GIVEN PROBLEM >> Skip the pictures and quote all of the lines exactly.

INFORMATION PROVIDED >>

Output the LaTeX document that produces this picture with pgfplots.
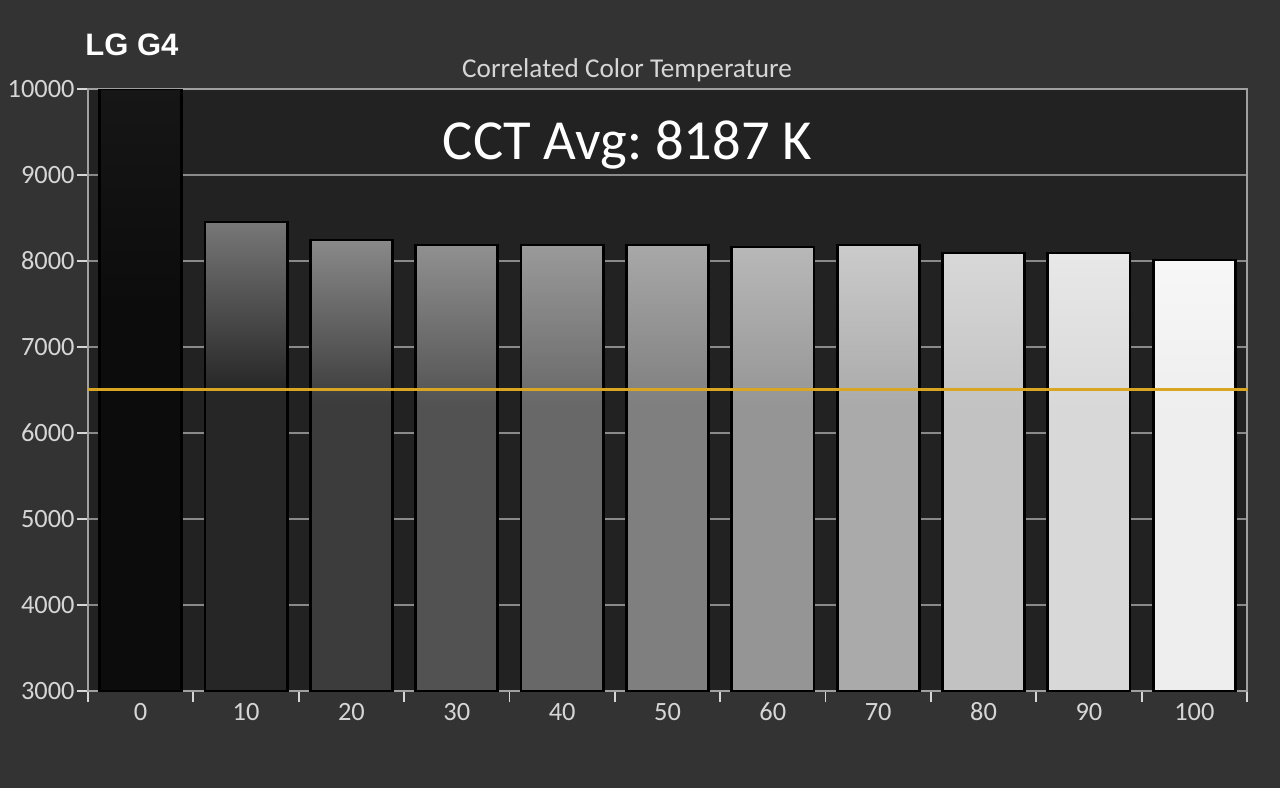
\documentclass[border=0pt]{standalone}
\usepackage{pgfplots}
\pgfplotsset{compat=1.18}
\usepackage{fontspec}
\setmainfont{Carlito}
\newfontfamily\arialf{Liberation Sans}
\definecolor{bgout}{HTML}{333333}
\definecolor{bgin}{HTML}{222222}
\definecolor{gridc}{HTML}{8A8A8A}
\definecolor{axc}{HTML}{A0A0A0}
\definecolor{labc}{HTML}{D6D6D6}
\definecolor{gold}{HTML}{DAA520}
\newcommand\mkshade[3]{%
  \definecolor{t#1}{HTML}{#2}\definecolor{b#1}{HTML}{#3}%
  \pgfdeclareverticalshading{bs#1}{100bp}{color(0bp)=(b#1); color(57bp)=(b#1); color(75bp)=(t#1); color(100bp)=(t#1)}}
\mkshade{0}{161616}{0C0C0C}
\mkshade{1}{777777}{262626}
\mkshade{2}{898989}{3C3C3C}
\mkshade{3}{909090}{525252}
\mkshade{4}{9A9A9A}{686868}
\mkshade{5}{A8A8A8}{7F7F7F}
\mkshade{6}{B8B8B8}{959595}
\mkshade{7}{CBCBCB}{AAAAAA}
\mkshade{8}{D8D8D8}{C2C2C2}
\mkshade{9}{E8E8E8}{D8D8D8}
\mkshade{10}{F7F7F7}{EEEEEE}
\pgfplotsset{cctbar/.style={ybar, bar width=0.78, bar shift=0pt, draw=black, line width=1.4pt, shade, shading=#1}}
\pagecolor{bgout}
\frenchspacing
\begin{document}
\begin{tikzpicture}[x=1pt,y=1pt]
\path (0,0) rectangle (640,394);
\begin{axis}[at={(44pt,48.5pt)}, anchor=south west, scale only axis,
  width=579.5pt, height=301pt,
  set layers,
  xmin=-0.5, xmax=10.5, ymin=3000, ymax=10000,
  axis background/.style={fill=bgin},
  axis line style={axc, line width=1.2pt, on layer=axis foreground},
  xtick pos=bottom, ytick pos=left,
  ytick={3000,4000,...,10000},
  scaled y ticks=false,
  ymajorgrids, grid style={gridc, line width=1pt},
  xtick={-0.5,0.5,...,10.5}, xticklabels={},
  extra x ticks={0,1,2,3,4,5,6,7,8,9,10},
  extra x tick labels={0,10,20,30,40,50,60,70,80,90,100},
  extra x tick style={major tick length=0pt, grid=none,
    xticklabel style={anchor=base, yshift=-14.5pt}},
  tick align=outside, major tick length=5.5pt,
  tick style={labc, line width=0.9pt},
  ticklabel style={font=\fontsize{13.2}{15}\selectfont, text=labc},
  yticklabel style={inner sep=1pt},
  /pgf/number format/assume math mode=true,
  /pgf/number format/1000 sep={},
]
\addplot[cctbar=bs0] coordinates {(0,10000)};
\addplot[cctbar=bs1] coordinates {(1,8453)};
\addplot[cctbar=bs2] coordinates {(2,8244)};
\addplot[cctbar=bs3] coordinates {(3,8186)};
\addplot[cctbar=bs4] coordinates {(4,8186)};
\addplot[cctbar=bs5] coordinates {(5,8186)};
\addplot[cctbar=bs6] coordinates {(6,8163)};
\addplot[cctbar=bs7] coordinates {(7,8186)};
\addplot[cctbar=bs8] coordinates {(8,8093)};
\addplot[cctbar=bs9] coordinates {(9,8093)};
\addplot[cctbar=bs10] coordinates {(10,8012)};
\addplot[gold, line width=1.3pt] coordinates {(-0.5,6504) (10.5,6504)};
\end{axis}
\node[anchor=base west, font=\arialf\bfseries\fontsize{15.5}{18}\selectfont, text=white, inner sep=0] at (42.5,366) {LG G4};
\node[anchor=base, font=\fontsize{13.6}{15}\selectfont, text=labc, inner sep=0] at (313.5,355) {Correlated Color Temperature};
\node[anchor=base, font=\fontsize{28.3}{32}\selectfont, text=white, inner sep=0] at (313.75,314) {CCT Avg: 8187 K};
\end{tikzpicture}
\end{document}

REPLY TO THE EXERCISE >>
Output the LaTeX document that produces this picture with pgfplots.
\documentclass[border=0pt]{standalone}
\usepackage{pgfplots}
\pgfplotsset{compat=1.18}
\usepackage{fontspec}
\setmainfont{Carlito}
\newfontfamily\arialf{Liberation Sans}
\definecolor{bgout}{HTML}{333333}
\definecolor{bgin}{HTML}{222222}
\definecolor{gridc}{HTML}{8A8A8A}
\definecolor{axc}{HTML}{A0A0A0}
\definecolor{labc}{HTML}{D6D6D6}
\definecolor{gold}{HTML}{DAA520}
\newcommand\mkshade[3]{%
  \definecolor{t#1}{HTML}{#2}\definecolor{b#1}{HTML}{#3}%
  \pgfdeclareverticalshading{bs#1}{100bp}{color(0bp)=(b#1); color(57bp)=(b#1); color(75bp)=(t#1); color(100bp)=(t#1)}}
\mkshade{0}{161616}{0C0C0C}
\mkshade{1}{777777}{262626}
\mkshade{2}{898989}{3C3C3C}
\mkshade{3}{909090}{525252}
\mkshade{4}{9A9A9A}{686868}
\mkshade{5}{A8A8A8}{7F7F7F}
\mkshade{6}{B8B8B8}{959595}
\mkshade{7}{CBCBCB}{AAAAAA}
\mkshade{8}{D8D8D8}{C2C2C2}
\mkshade{9}{E8E8E8}{D8D8D8}
\mkshade{10}{F7F7F7}{EEEEEE}
\pgfplotsset{cctbar/.style={ybar, bar width=0.78, bar shift=0pt, draw=black, line width=1.4pt, shade, shading=#1}}
\pagecolor{bgout}
\frenchspacing
\begin{document}
\begin{tikzpicture}[x=1pt,y=1pt]
\path (0,0) rectangle (640,394);
\begin{axis}[at={(44pt,48.5pt)}, anchor=south west, scale only axis,
  width=579.5pt, height=301pt,
  set layers,
  xmin=-0.5, xmax=10.5, ymin=3000, ymax=10000,
  axis background/.style={fill=bgin},
  axis line style={axc, line width=1.2pt, on layer=axis foreground},
  xtick pos=bottom, ytick pos=left,
  ytick={3000,4000,...,10000},
  scaled y ticks=false,
  ymajorgrids, grid style={gridc, line width=1pt},
  xtick={-0.5,0.5,...,10.5}, xticklabels={},
  extra x ticks={0,1,2,3,4,5,6,7,8,9,10},
  extra x tick labels={0,10,20,30,40,50,60,70,80,90,100},
  extra x tick style={major tick length=0pt, grid=none,
    xticklabel style={anchor=base, yshift=-14.5pt}},
  tick align=outside, major tick length=5.5pt,
  tick style={labc, line width=0.9pt},
  ticklabel style={font=\fontsize{13.2}{15}\selectfont, text=labc},
  yticklabel style={inner sep=1pt},
  /pgf/number format/assume math mode=true,
  /pgf/number format/1000 sep={},
]
\addplot[cctbar=bs0] coordinates {(0,10000)};
\addplot[cctbar=bs1] coordinates {(1,8453)};
\addplot[cctbar=bs2] coordinates {(2,8244)};
\addplot[cctbar=bs3] coordinates {(3,8186)};
\addplot[cctbar=bs4] coordinates {(4,8186)};
\addplot[cctbar=bs5] coordinates {(5,8186)};
\addplot[cctbar=bs6] coordinates {(6,8163)};
\addplot[cctbar=bs7] coordinates {(7,8186)};
\addplot[cctbar=bs8] coordinates {(8,8093)};
\addplot[cctbar=bs9] coordinates {(9,8093)};
\addplot[cctbar=bs10] coordinates {(10,8012)};
\addplot[gold, line width=1.3pt] coordinates {(-0.5,6504) (10.5,6504)};
\end{axis}
\node[anchor=base west, font=\arialf\bfseries\fontsize{15.5}{18}\selectfont, text=white, inner sep=0] at (42.5,366) {LG G4};
\node[anchor=base, font=\fontsize{13.6}{15}\selectfont, text=labc, inner sep=0] at (313.5,355) {Correlated Color Temperature};
\node[anchor=base, font=\fontsize{28.3}{32}\selectfont, text=white, inner sep=0] at (313.75,314) {CCT Avg: 8187 K};
\end{tikzpicture}
\end{document}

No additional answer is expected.